◆ EXERCISE PROMPT
In the lines below, output everything from the first line through the line containing "const ROW0 = 212, ROWSTEP = 19.5;" exactly as it is. Pictures are not part of the output.

== SUPPLIED DATA ==

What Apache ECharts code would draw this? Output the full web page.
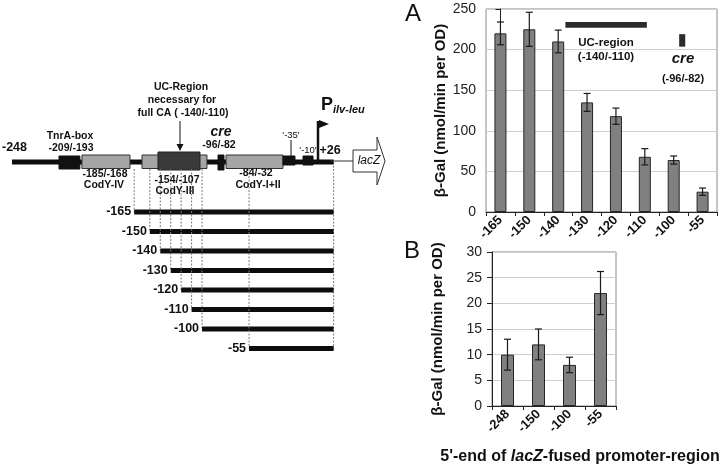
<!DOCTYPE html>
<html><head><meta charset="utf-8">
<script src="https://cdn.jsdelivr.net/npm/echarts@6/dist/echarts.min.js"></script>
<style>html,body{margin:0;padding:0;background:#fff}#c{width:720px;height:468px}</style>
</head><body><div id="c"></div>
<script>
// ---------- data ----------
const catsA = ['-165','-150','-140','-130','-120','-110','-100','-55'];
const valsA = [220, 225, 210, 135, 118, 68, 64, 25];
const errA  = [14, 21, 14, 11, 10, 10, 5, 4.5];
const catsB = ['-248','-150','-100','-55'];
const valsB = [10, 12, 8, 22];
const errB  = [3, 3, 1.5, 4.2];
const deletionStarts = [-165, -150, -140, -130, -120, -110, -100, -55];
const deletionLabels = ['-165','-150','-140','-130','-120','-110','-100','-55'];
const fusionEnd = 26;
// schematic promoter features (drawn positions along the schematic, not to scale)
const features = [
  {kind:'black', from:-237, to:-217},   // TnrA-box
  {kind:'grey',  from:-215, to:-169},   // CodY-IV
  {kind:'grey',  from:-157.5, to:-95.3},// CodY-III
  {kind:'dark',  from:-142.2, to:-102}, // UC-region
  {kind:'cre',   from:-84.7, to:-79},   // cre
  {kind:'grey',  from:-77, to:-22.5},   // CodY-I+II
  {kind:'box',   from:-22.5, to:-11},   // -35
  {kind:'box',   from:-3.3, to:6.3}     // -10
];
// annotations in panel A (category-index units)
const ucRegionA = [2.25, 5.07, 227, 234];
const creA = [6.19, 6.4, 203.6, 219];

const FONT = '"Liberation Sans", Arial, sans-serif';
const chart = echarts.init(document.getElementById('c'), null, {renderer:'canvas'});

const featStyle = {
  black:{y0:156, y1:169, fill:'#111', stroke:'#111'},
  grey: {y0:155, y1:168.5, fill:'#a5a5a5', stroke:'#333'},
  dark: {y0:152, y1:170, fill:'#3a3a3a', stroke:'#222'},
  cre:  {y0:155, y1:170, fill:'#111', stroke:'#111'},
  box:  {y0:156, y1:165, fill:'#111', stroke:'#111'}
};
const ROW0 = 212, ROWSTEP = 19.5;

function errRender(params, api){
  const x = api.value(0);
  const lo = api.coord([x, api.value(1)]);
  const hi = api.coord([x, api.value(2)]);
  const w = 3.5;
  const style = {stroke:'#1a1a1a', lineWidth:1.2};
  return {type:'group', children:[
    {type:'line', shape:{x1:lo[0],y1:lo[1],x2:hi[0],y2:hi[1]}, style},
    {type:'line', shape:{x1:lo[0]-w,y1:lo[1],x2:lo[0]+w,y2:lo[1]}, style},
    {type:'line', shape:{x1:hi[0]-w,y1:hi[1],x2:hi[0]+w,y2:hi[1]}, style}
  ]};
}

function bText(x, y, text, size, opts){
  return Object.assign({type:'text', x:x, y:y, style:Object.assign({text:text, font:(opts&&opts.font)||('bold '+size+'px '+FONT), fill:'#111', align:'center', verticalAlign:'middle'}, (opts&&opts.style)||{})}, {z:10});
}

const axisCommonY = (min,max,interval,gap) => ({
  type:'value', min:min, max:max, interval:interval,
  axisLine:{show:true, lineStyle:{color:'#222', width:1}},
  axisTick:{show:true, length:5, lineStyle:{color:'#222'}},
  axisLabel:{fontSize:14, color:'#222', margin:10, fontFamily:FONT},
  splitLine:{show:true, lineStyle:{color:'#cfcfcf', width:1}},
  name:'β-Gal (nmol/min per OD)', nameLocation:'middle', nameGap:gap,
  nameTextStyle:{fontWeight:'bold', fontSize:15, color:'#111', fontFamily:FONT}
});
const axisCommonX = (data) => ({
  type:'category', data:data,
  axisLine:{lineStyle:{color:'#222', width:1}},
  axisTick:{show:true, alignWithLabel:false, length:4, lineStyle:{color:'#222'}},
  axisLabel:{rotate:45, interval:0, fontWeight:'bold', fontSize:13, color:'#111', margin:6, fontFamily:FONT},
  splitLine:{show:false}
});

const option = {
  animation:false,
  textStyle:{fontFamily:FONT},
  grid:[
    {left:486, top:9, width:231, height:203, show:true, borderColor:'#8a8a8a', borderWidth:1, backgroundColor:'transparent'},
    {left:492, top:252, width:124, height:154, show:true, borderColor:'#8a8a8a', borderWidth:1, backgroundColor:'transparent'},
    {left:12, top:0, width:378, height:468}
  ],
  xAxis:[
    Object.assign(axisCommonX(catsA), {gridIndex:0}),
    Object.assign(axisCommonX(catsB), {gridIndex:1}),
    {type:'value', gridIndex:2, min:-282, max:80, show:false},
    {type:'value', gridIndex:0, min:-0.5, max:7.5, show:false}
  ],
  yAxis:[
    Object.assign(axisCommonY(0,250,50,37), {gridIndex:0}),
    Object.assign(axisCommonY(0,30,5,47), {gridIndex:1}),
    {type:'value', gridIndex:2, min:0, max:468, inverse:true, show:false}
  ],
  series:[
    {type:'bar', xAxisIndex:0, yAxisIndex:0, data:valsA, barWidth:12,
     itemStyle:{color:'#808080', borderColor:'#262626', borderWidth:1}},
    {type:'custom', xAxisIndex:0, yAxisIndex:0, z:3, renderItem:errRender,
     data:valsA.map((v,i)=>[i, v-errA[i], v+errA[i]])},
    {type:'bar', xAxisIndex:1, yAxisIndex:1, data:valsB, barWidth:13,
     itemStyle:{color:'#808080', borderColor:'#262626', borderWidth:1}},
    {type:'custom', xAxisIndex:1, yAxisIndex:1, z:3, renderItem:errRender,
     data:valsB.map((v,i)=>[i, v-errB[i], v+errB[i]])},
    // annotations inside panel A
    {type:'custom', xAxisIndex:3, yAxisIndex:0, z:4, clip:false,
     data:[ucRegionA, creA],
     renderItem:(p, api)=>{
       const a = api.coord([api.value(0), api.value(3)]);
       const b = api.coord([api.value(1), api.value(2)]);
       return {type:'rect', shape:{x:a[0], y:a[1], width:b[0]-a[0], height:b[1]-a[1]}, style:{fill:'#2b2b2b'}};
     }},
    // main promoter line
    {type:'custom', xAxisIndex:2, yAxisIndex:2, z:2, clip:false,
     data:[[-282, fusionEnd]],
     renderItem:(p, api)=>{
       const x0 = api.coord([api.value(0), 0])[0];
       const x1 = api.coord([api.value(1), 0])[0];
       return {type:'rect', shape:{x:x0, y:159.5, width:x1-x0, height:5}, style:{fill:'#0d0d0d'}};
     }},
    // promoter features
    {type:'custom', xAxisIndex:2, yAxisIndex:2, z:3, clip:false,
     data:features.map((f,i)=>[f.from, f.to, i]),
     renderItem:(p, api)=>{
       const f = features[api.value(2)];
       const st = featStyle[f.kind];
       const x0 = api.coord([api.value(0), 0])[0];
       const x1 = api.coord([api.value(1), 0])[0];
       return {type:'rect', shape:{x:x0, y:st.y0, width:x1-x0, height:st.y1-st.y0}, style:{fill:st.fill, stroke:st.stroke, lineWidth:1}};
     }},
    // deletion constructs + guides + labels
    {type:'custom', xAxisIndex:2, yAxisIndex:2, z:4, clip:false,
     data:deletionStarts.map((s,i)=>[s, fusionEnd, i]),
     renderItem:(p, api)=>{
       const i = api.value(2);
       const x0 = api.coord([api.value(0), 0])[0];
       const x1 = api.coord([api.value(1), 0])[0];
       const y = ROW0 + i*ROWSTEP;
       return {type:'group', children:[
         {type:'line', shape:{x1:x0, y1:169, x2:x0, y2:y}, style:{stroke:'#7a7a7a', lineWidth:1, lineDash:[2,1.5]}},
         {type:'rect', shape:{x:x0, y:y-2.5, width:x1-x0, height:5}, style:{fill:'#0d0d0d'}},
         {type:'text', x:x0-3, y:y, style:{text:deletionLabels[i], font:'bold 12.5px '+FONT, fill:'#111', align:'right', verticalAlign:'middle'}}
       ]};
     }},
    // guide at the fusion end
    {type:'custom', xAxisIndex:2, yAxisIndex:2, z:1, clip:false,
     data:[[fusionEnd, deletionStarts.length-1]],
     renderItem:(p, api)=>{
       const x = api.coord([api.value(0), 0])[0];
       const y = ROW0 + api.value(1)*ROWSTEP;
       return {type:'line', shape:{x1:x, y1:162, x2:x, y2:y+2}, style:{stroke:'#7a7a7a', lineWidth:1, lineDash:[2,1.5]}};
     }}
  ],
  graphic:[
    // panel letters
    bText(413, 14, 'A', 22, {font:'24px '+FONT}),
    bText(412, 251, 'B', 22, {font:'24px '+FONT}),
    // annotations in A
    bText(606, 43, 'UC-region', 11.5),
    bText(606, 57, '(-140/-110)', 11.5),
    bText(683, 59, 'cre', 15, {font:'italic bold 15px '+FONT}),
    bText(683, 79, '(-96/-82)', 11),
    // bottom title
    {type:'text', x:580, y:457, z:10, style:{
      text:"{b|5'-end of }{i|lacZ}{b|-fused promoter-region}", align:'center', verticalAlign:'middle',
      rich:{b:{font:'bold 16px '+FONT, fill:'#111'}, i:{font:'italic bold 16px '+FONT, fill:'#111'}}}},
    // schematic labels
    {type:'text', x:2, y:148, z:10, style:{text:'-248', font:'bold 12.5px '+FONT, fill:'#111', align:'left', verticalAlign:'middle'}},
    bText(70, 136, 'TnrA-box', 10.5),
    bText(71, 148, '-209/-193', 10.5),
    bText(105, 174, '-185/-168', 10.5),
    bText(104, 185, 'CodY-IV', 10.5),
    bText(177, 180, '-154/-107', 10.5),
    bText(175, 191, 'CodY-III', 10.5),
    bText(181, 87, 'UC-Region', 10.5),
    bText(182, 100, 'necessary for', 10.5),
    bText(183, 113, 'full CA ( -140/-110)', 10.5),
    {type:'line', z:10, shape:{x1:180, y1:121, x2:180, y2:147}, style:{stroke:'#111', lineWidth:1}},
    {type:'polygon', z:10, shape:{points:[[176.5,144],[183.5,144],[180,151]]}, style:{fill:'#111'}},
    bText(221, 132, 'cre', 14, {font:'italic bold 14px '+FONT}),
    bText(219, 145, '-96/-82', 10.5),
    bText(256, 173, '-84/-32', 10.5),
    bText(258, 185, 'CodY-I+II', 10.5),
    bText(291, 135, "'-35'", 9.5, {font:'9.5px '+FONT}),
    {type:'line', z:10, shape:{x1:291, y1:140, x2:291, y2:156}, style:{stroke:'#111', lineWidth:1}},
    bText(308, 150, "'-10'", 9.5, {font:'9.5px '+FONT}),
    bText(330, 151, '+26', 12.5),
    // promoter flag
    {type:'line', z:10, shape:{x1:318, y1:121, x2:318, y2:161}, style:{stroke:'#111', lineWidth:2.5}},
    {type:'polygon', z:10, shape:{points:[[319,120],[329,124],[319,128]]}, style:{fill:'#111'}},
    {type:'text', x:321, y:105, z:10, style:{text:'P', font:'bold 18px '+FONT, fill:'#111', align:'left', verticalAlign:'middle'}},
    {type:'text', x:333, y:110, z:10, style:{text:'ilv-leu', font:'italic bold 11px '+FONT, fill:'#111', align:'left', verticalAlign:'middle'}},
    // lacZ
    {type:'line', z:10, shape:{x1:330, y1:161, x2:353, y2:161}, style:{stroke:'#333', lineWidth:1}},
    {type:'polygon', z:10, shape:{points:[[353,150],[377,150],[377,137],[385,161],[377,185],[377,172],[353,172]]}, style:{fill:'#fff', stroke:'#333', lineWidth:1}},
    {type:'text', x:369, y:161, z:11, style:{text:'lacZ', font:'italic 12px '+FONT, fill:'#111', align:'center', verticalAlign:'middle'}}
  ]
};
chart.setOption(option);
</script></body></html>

===

◆ EXPECTED OUTPUT
What Apache ECharts code would draw this? Output the full web page.
<!DOCTYPE html>
<html><head><meta charset="utf-8">
<script src="https://cdn.jsdelivr.net/npm/echarts@6/dist/echarts.min.js"></script>
<style>html,body{margin:0;padding:0;background:#fff}#c{width:720px;height:468px}</style>
</head><body><div id="c"></div>
<script>
// ---------- data ----------
const catsA = ['-165','-150','-140','-130','-120','-110','-100','-55'];
const valsA = [220, 225, 210, 135, 118, 68, 64, 25];
const errA  = [14, 21, 14, 11, 10, 10, 5, 4.5];
const catsB = ['-248','-150','-100','-55'];
const valsB = [10, 12, 8, 22];
const errB  = [3, 3, 1.5, 4.2];
const deletionStarts = [-165, -150, -140, -130, -120, -110, -100, -55];
const deletionLabels = ['-165','-150','-140','-130','-120','-110','-100','-55'];
const fusionEnd = 26;
// schematic promoter features (drawn positions along the schematic, not to scale)
const features = [
  {kind:'black', from:-237, to:-217},   // TnrA-box
  {kind:'grey',  from:-215, to:-169},   // CodY-IV
  {kind:'grey',  from:-157.5, to:-95.3},// CodY-III
  {kind:'dark',  from:-142.2, to:-102}, // UC-region
  {kind:'cre',   from:-84.7, to:-79},   // cre
  {kind:'grey',  from:-77, to:-22.5},   // CodY-I+II
  {kind:'box',   from:-22.5, to:-11},   // -35
  {kind:'box',   from:-3.3, to:6.3}     // -10
];
// annotations in panel A (category-index units)
const ucRegionA = [2.25, 5.07, 227, 234];
const creA = [6.19, 6.4, 203.6, 219];

const FONT = '"Liberation Sans", Arial, sans-serif';
const chart = echarts.init(document.getElementById('c'), null, {renderer:'canvas'});

const featStyle = {
  black:{y0:156, y1:169, fill:'#111', stroke:'#111'},
  grey: {y0:155, y1:168.5, fill:'#a5a5a5', stroke:'#333'},
  dark: {y0:152, y1:170, fill:'#3a3a3a', stroke:'#222'},
  cre:  {y0:155, y1:170, fill:'#111', stroke:'#111'},
  box:  {y0:156, y1:165, fill:'#111', stroke:'#111'}
};
const ROW0 = 212, ROWSTEP = 19.5;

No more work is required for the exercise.